It all began with the desire, the deep-seated longing for something that he knew was wrong. But he could not help it, he allowed himself to be enticed and allured by the seduction. It wasn’t long before the seduction had conceived, and his sin had led to a birth.
Well, yes. Sounds like a pulpy novel (or Prime Time TV?), doesn’t it? You can almost envision the seductive eyelashes, the dark meaningful looks, and the couple indulging in the pleasures of the forbidden.
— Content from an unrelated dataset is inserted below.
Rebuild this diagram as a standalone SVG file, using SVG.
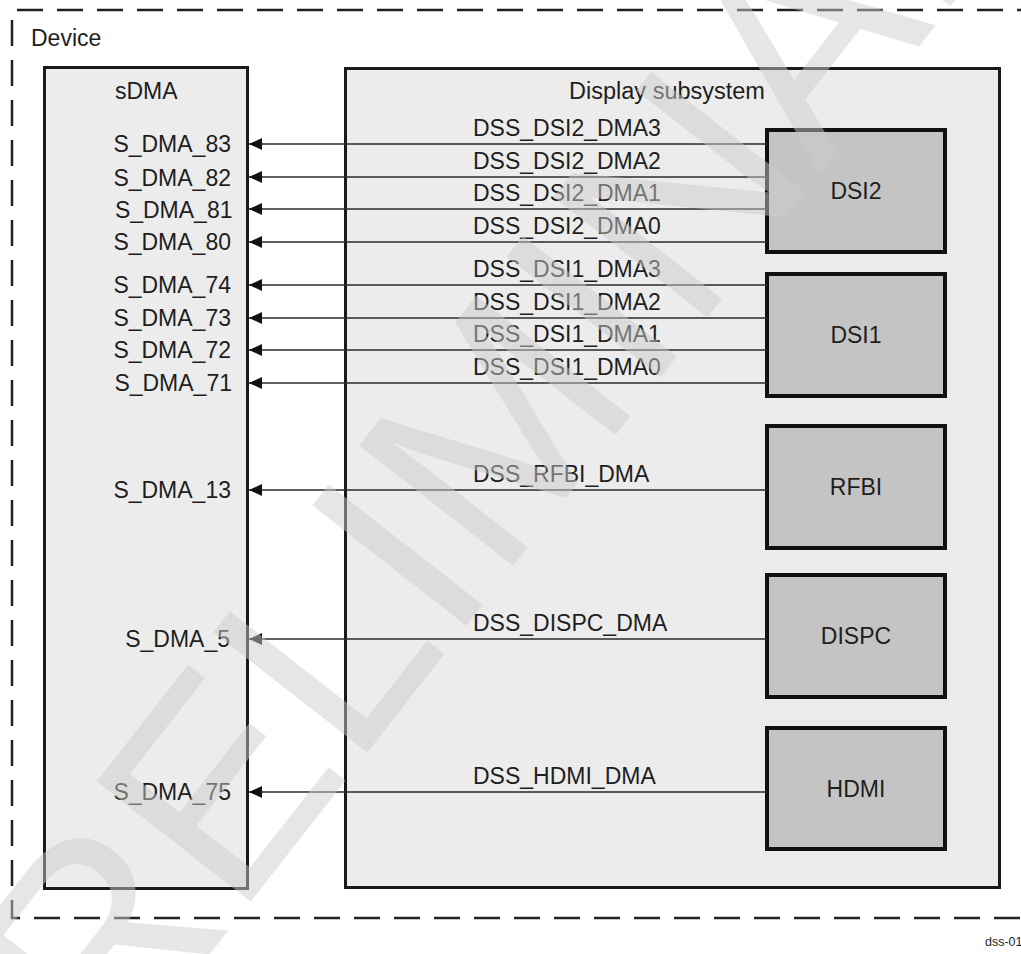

But this is no R-rated movie. It is the ancient book of James, describing the compelling, seductive power of sin. Listen to the scripture again:
“Each (person) is tempted, when by his own evil desire he is dragged away and enticed. Then, after desire is conceived, it gives birth to sin; and sin, when it is full grown leads to death” (James 1:14,15).
It would be a mistake, of course, to limit the application of this verse to “sexual” sins. We can as easily be seduced by the pleasures of anger. “Boy did I let him have it! I told her where to go!” Or the pleasures of gossip. “Wow what juicy information! I can’t wait to tell Gertrude and Jerry!”
James knew the power of sin’s pull. He portrayed it in terms of an alluring seduction. Sin is seductive. And pleasurable. And fatal. It “leads to death.” That is the part that the pulp fiction fails to mention. The tragedy and sorrow that sin inevitably brings, well, that happens after the movie ends. That’s part of the seduction, I suppose, to omit the hard facts of sin’s consequences. After the momentary joys, there follows the heartbreak and shame.
Another Biblical writer put it this way: “The wages of sin is death, but the free gift of God is eternal life” (Romans 6:23). So the next time sin flashes a sparkling eye at you, remember the novel’s sordid ending. Don’t be seduced!
James knew the power of sin’s pull. He portrayed it in terms of an alluring seduction.